_Exercise aim_
Give an exact transcription of every line, dropping the images.

_Given information_
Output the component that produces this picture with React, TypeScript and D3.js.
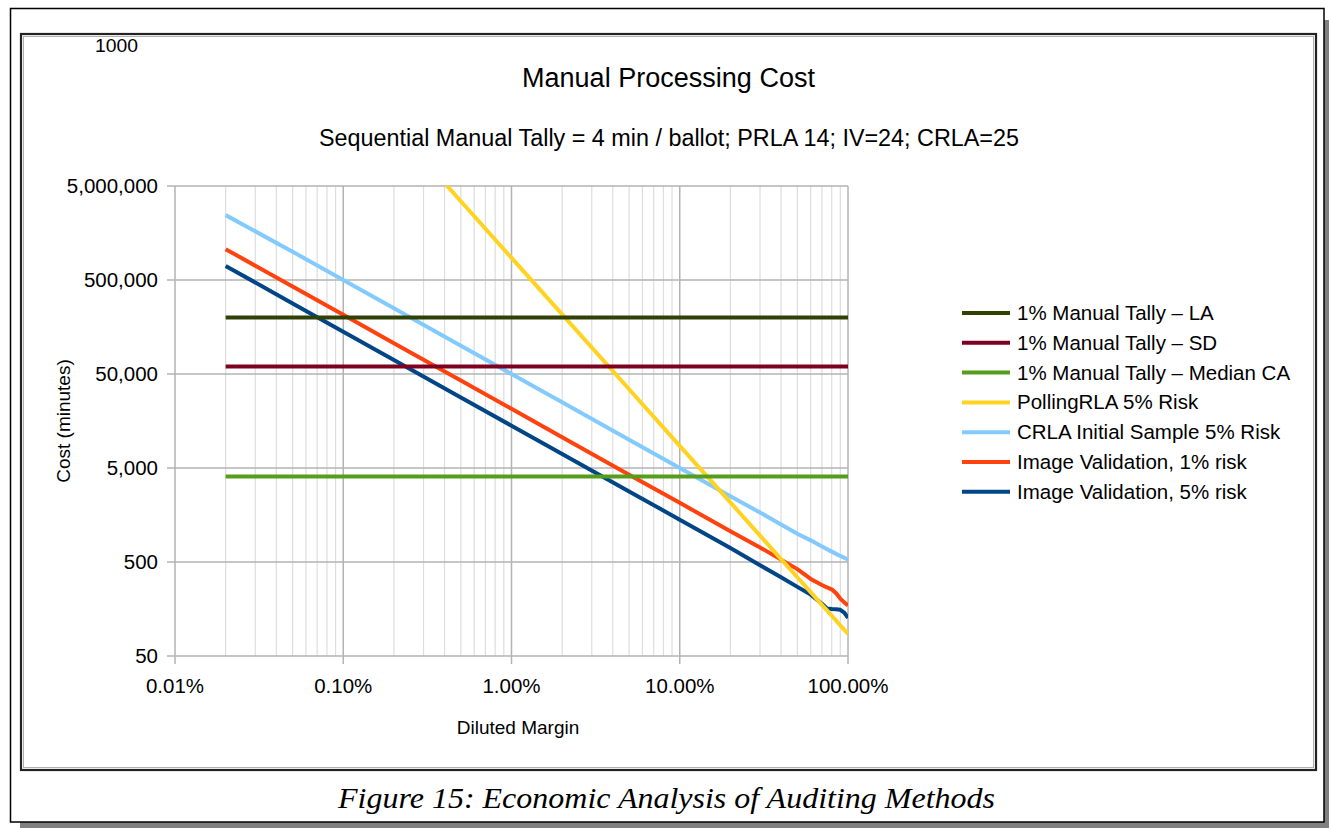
import React from 'react';
import * as d3 from 'd3';

// ---------- data ----------
const margins = [0.0002, 0.0005, 0.001, 0.002, 0.005, 0.01, 0.02, 0.05, 0.1, 0.2, 0.3, 0.4, 0.5, 0.6, 0.7, 0.75, 0.8, 0.85, 0.9, 0.95, 1.0];
const tallyMargins = [0.0002, 1.0];
const tallyLA = [200000, 200000];
const tallySD = [60000, 60000];
const tallyMedianCA = [4050, 4050];
const pollingRLA = [2150000000, 344000000, 86000000, 21500000, 3440000, 860000, 215000, 34400, 8600, 2150, 955, 537, 344, 239, 175, 153, 134, 119, 106, 95, 86];
const crlaInitial = [2450000, 1000000, 500000, 250000, 100000, 50000, 25000, 10000, 5000, 2500, 1680, 1250, 1000, 850, 730, 685, 645, 610, 580, 555, 530];
const imageVal1 = [1065000, 426000, 213000, 106000, 42600, 21300, 10600, 4250, 2130, 1065, 715, 530, 420, 330, 285, 268, 256, 232, 204, 186, 172];
const imageVal5 = [706000, 282000, 141000, 70500, 28200, 14100, 7050, 2820, 1410, 705, 462, 345, 272, 225, 180, 160, 158, 157, 155, 145, 127];

const seriesNames = [
  '1% Manual Tally \u2013 LA',
  '1% Manual Tally \u2013 SD',
  '1% Manual Tally \u2013 Median CA',
  'PollingRLA 5% Risk',
  'CRLA Initial Sample 5% Risk',
  'Image Validation, 1% risk',
  'Image Validation, 5% risk',
];
const seriesColors = ['#314004', '#7e0021', '#579d1c', '#ffd320', '#83caff', '#ff420e', '#004586'];

const yTicks = [50, 500, 5000, 50000, 500000, 5000000];
const yTickLabels = ['50', '500', '5,000', '50,000', '500,000', '5,000,000'];
const xTicks = [0.0001, 0.001, 0.01, 0.1, 1];
const xTickLabels = ['0.01%', '0.10%', '1.00%', '10.00%', '100.00%'];

const title = 'Manual Processing Cost';
const subtitle = 'Sequential Manual Tally = 4 min / ballot; PRLA 14; IV=24; CRLA=25';
const xTitle = 'Diluted Margin';
const yTitle = 'Cost (minutes)';
const strayLabel = '1000';
const caption = 'Figure 15: Economic Analysis of Auditing Methods';

const W = 1329;
const H = 829;
const PL = 175, PR = 848, PT = 186, PB = 656;
const FONT = '"Liberation Sans", Arial, sans-serif';

export default function App() {
  const x = d3.scaleLog().domain([0.0001, 1]).range([PL, PR]);
  const y = d3.scaleLog().domain([50, 5000000]).range([PB, PT]);

  const minor: number[] = [];
  [0.0001, 0.001, 0.01, 0.1].forEach((d) => {
    for (let k = 2; k <= 9; k++) minor.push(d * k);
  });

  const line = d3
    .line<[number, number]>()
    .x((d) => x(d[0]))
    .y((d) => y(d[1]));

  const series: [number, number][][] = [
    tallyMargins.map((m, i) => [m, tallyLA[i]] as [number, number]),
    tallyMargins.map((m, i) => [m, tallySD[i]] as [number, number]),
    tallyMargins.map((m, i) => [m, tallyMedianCA[i]] as [number, number]),
    margins.map((m, i) => [m, pollingRLA[i]] as [number, number]),
    margins.map((m, i) => [m, crlaInitial[i]] as [number, number]),
    margins.map((m, i) => [m, imageVal1[i]] as [number, number]),
    margins.map((m, i) => [m, imageVal5[i]] as [number, number]),
  ];
  const drawOrder = [6, 5, 4, 3, 2, 1, 0];

  const legendX = 962;
  const legendY0 = 313;
  const legendStep = 29.8;

  return (
    <svg
      width={W}
      height={H}
      style={{ position: 'absolute', left: 0, top: 0, background: '#fff' }}
      fontFamily={FONT}
    >
      <defs>
        <clipPath id="plotClip">
          <rect x={PL} y={PT} width={PR - PL} height={PB - PT} />
        </clipPath>
      </defs>
      {/* page frame with shadow */}
      <rect x={20} y={20} width={1309} height={808} fill="#808080" />
      <rect x={10.5} y={8.5} width={1313.5} height={813.5} fill="#fff" stroke="#000" strokeWidth={1.5} />
      {/* chart frame */}
      <rect x={21} y={34} width={1295} height={736} fill="#fff" stroke="#222" strokeWidth={2.2} />
      <rect x={23.5} y={36.5} width={1290} height={731} fill="none" stroke="#b0b0b0" strokeWidth={1} />

      <text x={95} y={52} fontSize={19} fill="#000" textLength={43} lengthAdjust="spacingAndGlyphs">{strayLabel}</text>

      <text x={668.5} y={87} fontSize={27} textAnchor="middle" fill="#000" textLength={293} lengthAdjust="spacingAndGlyphs">{title}</text>
      <text x={669} y={146} fontSize={23} textAnchor="middle" fill="#000" textLength={700} lengthAdjust="spacingAndGlyphs">{subtitle}</text>

      {/* grid */}
      {minor.map((m, i) => (
        <line key={'mn' + i} x1={x(m)} x2={x(m)} y1={PT} y2={PB} stroke="#dddddd" strokeWidth={1.2} />
      ))}
      {xTicks.map((t, i) => (
        <line key={'mx' + i} x1={x(t)} x2={x(t)} y1={PT} y2={PB + 8} stroke="#b3b3b3" strokeWidth={1.5} />
      ))}
      {yTicks.map((t, i) => (
        <line key={'my' + i} x1={PL - 8} x2={PR} y1={y(t)} y2={y(t)} stroke="#b3b3b3" strokeWidth={1.5} />
      ))}

      {/* tick labels */}
      {yTicks.map((t, i) => (
        <text key={'yl' + i} x={158} y={y(t) + 7} fontSize={20.5} textAnchor="end" fill="#000">
          {yTickLabels[i]}
        </text>
      ))}
      {xTicks.map((t, i) => (
        <text key={'xl' + i} x={x(t)} y={693} fontSize={20.5} textAnchor="middle" fill="#000">
          {xTickLabels[i]}
        </text>
      ))}

      <text x={518} y={734} fontSize={19} textAnchor="middle" fill="#000">{xTitle}</text>
      <text
        transform={`translate(70,${(PT + PB) / 2}) rotate(-90)`}
        fontSize={19}
        textAnchor="middle"
        fill="#000"
      >
        {yTitle}
      </text>

      {/* series */}
      <g clipPath="url(#plotClip)">
        {drawOrder.map((si) => (
          <path
            key={'s' + si}
            d={line(series[si]) || ''}
            fill="none"
            stroke={seriesColors[si]}
            strokeWidth={4}
            strokeLinejoin="round"
          />
        ))}
      </g>

      {/* legend */}
      {seriesNames.map((n, i) => {
        const ly = legendY0 + i * legendStep;
        return (
          <g key={'lg' + i}>
            <line x1={legendX} x2={legendX + 48} y1={ly} y2={ly} stroke={seriesColors[i]} strokeWidth={4} />
            <text x={legendX + 55} y={ly + 7} fontSize={20.5} fill="#000">{n}</text>
          </g>
        );
      })}

      <text
        x={666.5}
        y={808}
        fontSize={30}
        fontStyle="italic"
        textAnchor="middle"
        fontFamily='"Liberation Serif", "DejaVu Serif", serif'
        fill="#000"
        textLength={657}
        lengthAdjust="spacingAndGlyphs"
      >
        {caption}
      </text>
    </svg>
  );
}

_The response_
Output the component that produces this picture with React, TypeScript and D3.js.
import React from 'react';
import * as d3 from 'd3';

// ---------- data ----------
const margins = [0.0002, 0.0005, 0.001, 0.002, 0.005, 0.01, 0.02, 0.05, 0.1, 0.2, 0.3, 0.4, 0.5, 0.6, 0.7, 0.75, 0.8, 0.85, 0.9, 0.95, 1.0];
const tallyMargins = [0.0002, 1.0];
const tallyLA = [200000, 200000];
const tallySD = [60000, 60000];
const tallyMedianCA = [4050, 4050];
const pollingRLA = [2150000000, 344000000, 86000000, 21500000, 3440000, 860000, 215000, 34400, 8600, 2150, 955, 537, 344, 239, 175, 153, 134, 119, 106, 95, 86];
const crlaInitial = [2450000, 1000000, 500000, 250000, 100000, 50000, 25000, 10000, 5000, 2500, 1680, 1250, 1000, 850, 730, 685, 645, 610, 580, 555, 530];
const imageVal1 = [1065000, 426000, 213000, 106000, 42600, 21300, 10600, 4250, 2130, 1065, 715, 530, 420, 330, 285, 268, 256, 232, 204, 186, 172];
const imageVal5 = [706000, 282000, 141000, 70500, 28200, 14100, 7050, 2820, 1410, 705, 462, 345, 272, 225, 180, 160, 158, 157, 155, 145, 127];

const seriesNames = [
  '1% Manual Tally \u2013 LA',
  '1% Manual Tally \u2013 SD',
  '1% Manual Tally \u2013 Median CA',
  'PollingRLA 5% Risk',
  'CRLA Initial Sample 5% Risk',
  'Image Validation, 1% risk',
  'Image Validation, 5% risk',
];
const seriesColors = ['#314004', '#7e0021', '#579d1c', '#ffd320', '#83caff', '#ff420e', '#004586'];

const yTicks = [50, 500, 5000, 50000, 500000, 5000000];
const yTickLabels = ['50', '500', '5,000', '50,000', '500,000', '5,000,000'];
const xTicks = [0.0001, 0.001, 0.01, 0.1, 1];
const xTickLabels = ['0.01%', '0.10%', '1.00%', '10.00%', '100.00%'];

const title = 'Manual Processing Cost';
const subtitle = 'Sequential Manual Tally = 4 min / ballot; PRLA 14; IV=24; CRLA=25';
const xTitle = 'Diluted Margin';
const yTitle = 'Cost (minutes)';
const strayLabel = '1000';
const caption = 'Figure 15: Economic Analysis of Auditing Methods';

const W = 1329;
const H = 829;
const PL = 175, PR = 848, PT = 186, PB = 656;
const FONT = '"Liberation Sans", Arial, sans-serif';

export default function App() {
  const x = d3.scaleLog().domain([0.0001, 1]).range([PL, PR]);
  const y = d3.scaleLog().domain([50, 5000000]).range([PB, PT]);

  const minor: number[] = [];
  [0.0001, 0.001, 0.01, 0.1].forEach((d) => {
    for (let k = 2; k <= 9; k++) minor.push(d * k);
  });

  const line = d3
    .line<[number, number]>()
    .x((d) => x(d[0]))
    .y((d) => y(d[1]));

  const series: [number, number][][] = [
    tallyMargins.map((m, i) => [m, tallyLA[i]] as [number, number]),
    tallyMargins.map((m, i) => [m, tallySD[i]] as [number, number]),
    tallyMargins.map((m, i) => [m, tallyMedianCA[i]] as [number, number]),
    margins.map((m, i) => [m, pollingRLA[i]] as [number, number]),
    margins.map((m, i) => [m, crlaInitial[i]] as [number, number]),
    margins.map((m, i) => [m, imageVal1[i]] as [number, number]),
    margins.map((m, i) => [m, imageVal5[i]] as [number, number]),
  ];
  const drawOrder = [6, 5, 4, 3, 2, 1, 0];

  const legendX = 962;
  const legendY0 = 313;
  const legendStep = 29.8;

  return (
    <svg
      width={W}
      height={H}
      style={{ position: 'absolute', left: 0, top: 0, background: '#fff' }}
      fontFamily={FONT}
    >
      <defs>
        <clipPath id="plotClip">
          <rect x={PL} y={PT} width={PR - PL} height={PB - PT} />
        </clipPath>
      </defs>
      {/* page frame with shadow */}
      <rect x={20} y={20} width={1309} height={808} fill="#808080" />
      <rect x={10.5} y={8.5} width={1313.5} height={813.5} fill="#fff" stroke="#000" strokeWidth={1.5} />
      {/* chart frame */}
      <rect x={21} y={34} width={1295} height={736} fill="#fff" stroke="#222" strokeWidth={2.2} />
      <rect x={23.5} y={36.5} width={1290} height={731} fill="none" stroke="#b0b0b0" strokeWidth={1} />

      <text x={95} y={52} fontSize={19} fill="#000" textLength={43} lengthAdjust="spacingAndGlyphs">{strayLabel}</text>

      <text x={668.5} y={87} fontSize={27} textAnchor="middle" fill="#000" textLength={293} lengthAdjust="spacingAndGlyphs">{title}</text>
      <text x={669} y={146} fontSize={23} textAnchor="middle" fill="#000" textLength={700} lengthAdjust="spacingAndGlyphs">{subtitle}</text>

      {/* grid */}
      {minor.map((m, i) => (
        <line key={'mn' + i} x1={x(m)} x2={x(m)} y1={PT} y2={PB} stroke="#dddddd" strokeWidth={1.2} />
      ))}
      {xTicks.map((t, i) => (
        <line key={'mx' + i} x1={x(t)} x2={x(t)} y1={PT} y2={PB + 8} stroke="#b3b3b3" strokeWidth={1.5} />
      ))}
      {yTicks.map((t, i) => (
        <line key={'my' + i} x1={PL - 8} x2={PR} y1={y(t)} y2={y(t)} stroke="#b3b3b3" strokeWidth={1.5} />
      ))}

      {/* tick labels */}
      {yTicks.map((t, i) => (
        <text key={'yl' + i} x={158} y={y(t) + 7} fontSize={20.5} textAnchor="end" fill="#000">
          {yTickLabels[i]}
        </text>
      ))}
      {xTicks.map((t, i) => (
        <text key={'xl' + i} x={x(t)} y={693} fontSize={20.5} textAnchor="middle" fill="#000">
          {xTickLabels[i]}
        </text>
      ))}

      <text x={518} y={734} fontSize={19} textAnchor="middle" fill="#000">{xTitle}</text>
      <text
        transform={`translate(70,${(PT + PB) / 2}) rotate(-90)`}
        fontSize={19}
        textAnchor="middle"
        fill="#000"
      >
        {yTitle}
      </text>

      {/* series */}
      <g clipPath="url(#plotClip)">
        {drawOrder.map((si) => (
          <path
            key={'s' + si}
            d={line(series[si]) || ''}
            fill="none"
            stroke={seriesColors[si]}
            strokeWidth={4}
            strokeLinejoin="round"
          />
        ))}
      </g>

      {/* legend */}
      {seriesNames.map((n, i) => {
        const ly = legendY0 + i * legendStep;
        return (
          <g key={'lg' + i}>
            <line x1={legendX} x2={legendX + 48} y1={ly} y2={ly} stroke={seriesColors[i]} strokeWidth={4} />
            <text x={legendX + 55} y={ly + 7} fontSize={20.5} fill="#000">{n}</text>
          </g>
        );
      })}

      <text
        x={666.5}
        y={808}
        fontSize={30}
        fontStyle="italic"
        textAnchor="middle"
        fontFamily='"Liberation Serif", "DejaVu Serif", serif'
        fill="#000"
        textLength={657}
        lengthAdjust="spacingAndGlyphs"
      >
        {caption}
      </text>
    </svg>
  );
}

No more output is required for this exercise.